Dr. Oetgen and his colleagues suggested several reasons for the lack of impact that the CPG appeared to have on treatment at their institution, including surgeon disapproval or ignorance of the CPG, challenges in the guideline development process, or difficulties in encouraging change in clinical practices.

“CPGs are likely to have a significant and growing influence in clinical care and reimbursement,” said Dr. Oetgen. “We can take heart in the fact that the Academy has a process of exceptional quality and standards in place to produce these guidelines. The early guidelines are limited, most likely due to the lack of data.

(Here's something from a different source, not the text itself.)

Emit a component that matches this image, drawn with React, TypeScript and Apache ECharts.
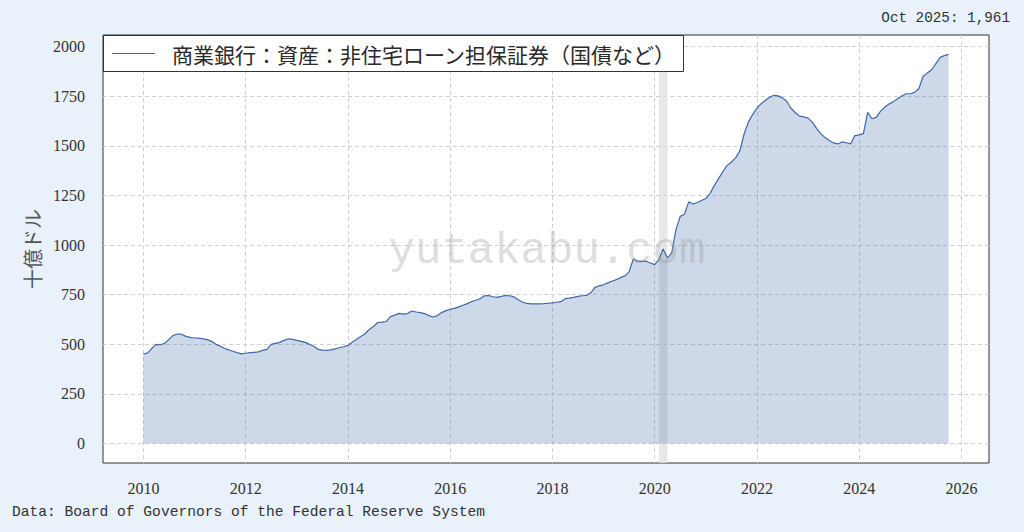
import React, { useEffect, useRef } from "react";
import * as echarts from "echarts";

// Monthly values (billions of USD), Jan 2010 – Oct 2025
const startYear = 2010;
const v2010 = [450, 457, 480, 500, 498, 505, 525, 545, 552, 550, 540, 535];
const v2011 = [532, 531, 528, 524, 515, 500, 492, 480, 472, 465, 458, 452];
const v2012 = [455, 458, 460, 462, 470, 475, 500, 505, 510, 520, 528, 525];
const v2013 = [520, 515, 510, 500, 490, 475, 471, 470, 472, 477, 483, 488];
const v2014 = [495, 510, 524, 540, 552, 575, 590, 610, 612, 615, 640, 647];
const v2015 = [656, 652, 655, 668, 663, 660, 655, 645, 638, 645, 660, 670];
const v2016 = [677, 681, 689, 697, 705, 715, 722, 730, 744, 746, 740, 737];
const v2017 = [742, 746, 745, 739, 725, 712, 706, 704, 704, 704, 705, 707];
const v2018 = [709, 712, 715, 730, 733, 737, 742, 745, 747, 760, 787, 795];
const v2019 = [800, 810, 818, 826, 836, 845, 865, 930, 919, 918, 919, 910];
const v2020 = [902, 927, 981, 935, 960, 1078, 1145, 1156, 1218, 1207, 1215, 1225];
const v2021 = [1235, 1260, 1300, 1335, 1370, 1402, 1418, 1440, 1475, 1560, 1620, 1658];
const v2022 = [1690, 1713, 1730, 1745, 1755, 1752, 1742, 1725, 1690, 1668, 1650, 1646];
const v2023 = [1640, 1620, 1588, 1562, 1542, 1527, 1515, 1510, 1520, 1516, 1510, 1552];
const v2024 = [1556, 1562, 1669, 1637, 1644, 1674, 1695, 1711, 1722, 1738, 1752, 1763];
const v2025 = [1763, 1770, 1788, 1850, 1868, 1884, 1915, 1946, 1955, 1961];

const values = [
  ...v2010, ...v2011, ...v2012, ...v2013, ...v2014, ...v2015, ...v2016, ...v2017,
  ...v2018, ...v2019, ...v2020, ...v2021, ...v2022, ...v2023, ...v2024, ...v2025,
];

const xTicks = [2010, 2012, 2014, 2016, 2018, 2020, 2022, 2024, 2026];
const yTicks = [0, 250, 500, 750, 1000, 1250, 1500, 1750, 2000];
const recession = [2020 + 1 / 12, 2020 + 3 / 12];

const seriesName = "商業銀行：資産：非住宅ローン担保証券（国債など）";
const lastLabel = "Oct 2025: 1,961";
const sourceLabel = "Data: Board of Governors of the Federal Reserve System";
const yTitle = "十億ドル";
const watermark = "yutakabu.com";

export default function App() {
  const ref = useRef<HTMLDivElement>(null);

  useEffect(() => {
    if (!ref.current) return;
    const chart = echarts.init(ref.current, undefined, { renderer: "svg" });
    const data = values.map((v, i) => [startYear + i / 12, v]);
    const lineColor = "#3f68a8";
    const tickFont = "Liberation Serif";

    chart.setOption({
      animation: false,
      backgroundColor: "#e9f1fa",
      grid: {
        left: 103,
        right: 35,
        top: 35,
        bottom: 69,
        show: true,
        backgroundColor: "#ffffff",
        borderColor: "#333333",
        borderWidth: 1,
      },
      xAxis: {
        type: "value",
        min: 2009.21,
        max: 2026.54,
        axisLine: { show: false },
        axisTick: { show: false, customValues: xTicks },
        axisLabel: {
          customValues: xTicks,
          formatter: (v: number) => String(v),
          fontFamily: tickFont,
          fontSize: 16,
          color: "#333",
          margin: 17,
        },
        splitLine: {
          show: true,
          lineStyle: { color: "#d0d0d0", type: [4, 3], width: 1 },
        },
      },
      yAxis: {
        type: "value",
        min: -98,
        max: 2059,
        name: yTitle,
        nameLocation: "middle",
        nameGap: 56,
        nameTextStyle: { fontFamily: "Noto Sans CJK JP", fontSize: 20, color: "#555" },
        axisLine: { show: false },
        axisTick: { show: false, customValues: yTicks },
        axisLabel: {
          customValues: yTicks,
          formatter: (v: number) => String(v),
          fontFamily: tickFont,
          fontSize: 16,
          color: "#333",
          margin: 18,
        },
        splitLine: {
          show: true,
          lineStyle: { color: "#d0d0d0", type: [4, 3], width: 1 },
        },
      },
      series: [
        {
          name: seriesName + " area",
          type: "line",
          data,
          symbol: "none",
          z: 2,
          lineStyle: { width: 0, opacity: 0 },
          areaStyle: { color: lineColor, opacity: 0.26, origin: 0 },
        },
        {
          type: "line",
          data: [],
          z: 3,
          markArea: {
            silent: true,
            itemStyle: { color: "rgba(222,222,222,0.7)" },
            data: [[{ xAxis: recession[0] }, { xAxis: recession[1] }]],
          },
        },
        {
          name: seriesName,
          type: "line",
          data,
          symbol: "none",
          z: 4,
          lineStyle: { color: lineColor, width: 1.2 },
        },
      ],
      graphic: [
        {
          type: "text",
          x: 547,
          y: 251,
          z: 50,
          style: {
            text: watermark,
            font: "44px 'Liberation Mono'",
            fill: "rgba(150,150,150,0.32)",
            align: "center",
            verticalAlign: "middle",
          },
        },
        {
          type: "rect",
          z: 60,
          shape: { x: 103.5, y: 35.5, width: 580, height: 36 },
          style: { fill: "#ffffff", stroke: "#333333", lineWidth: 1 },
        },
        {
          type: "line",
          z: 61,
          shape: { x1: 112, y1: 53.5, x2: 155, y2: 53.5 },
          style: { stroke: lineColor, lineWidth: 1.2 },
        },
        {
          type: "text",
          z: 61,
          x: 172,
          y: 54,
          style: {
            text: seriesName,
            font: "21px 'Noto Sans CJK JP'",
            fill: "#2a2a2a",
            verticalAlign: "middle",
          },
        },
        {
          type: "text",
          x: 1010,
          y: 18,
          style: {
            text: lastLabel,
            font: "14.3px 'Liberation Mono'",
            fill: "#333",
            align: "right",
            verticalAlign: "middle",
          },
        },
        {
          type: "text",
          x: 12,
          y: 512,
          style: {
            text: sourceLabel,
            font: "14.6px 'Liberation Mono'",
            fill: "#333",
            align: "left",
            verticalAlign: "middle",
          },
        },
      ],
    });

    return () => chart.dispose();
  }, []);

  return (
    <div
      style={{
        position: "fixed",
        left: 0,
        top: 0,
        width: 1024,
        height: 532,
      }}
    >
      <div ref={ref} style={{ width: 1024, height: 532 }} />
    </div>
  );
}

But I believe we must continue to evaluate the clinical impact of CPGs to determine the usefulness of the current CPG process and to improve the development process in the future.”

Disclosure information: Dr. Oetgen—Medtronic, AAOS, POSNA, Scoliosis Research Society.

Peter Pollack is the electronic content specialist for AAOS Now. He can be reached at ppollack@aaos.org

Bottom Line

  • In 2009, AAOS adopted a CPG on the treatment of pediatric diaphyseal femur fractures.
  • At a single institution, posting of the CPG was associated with minimal impact on clinical interventions.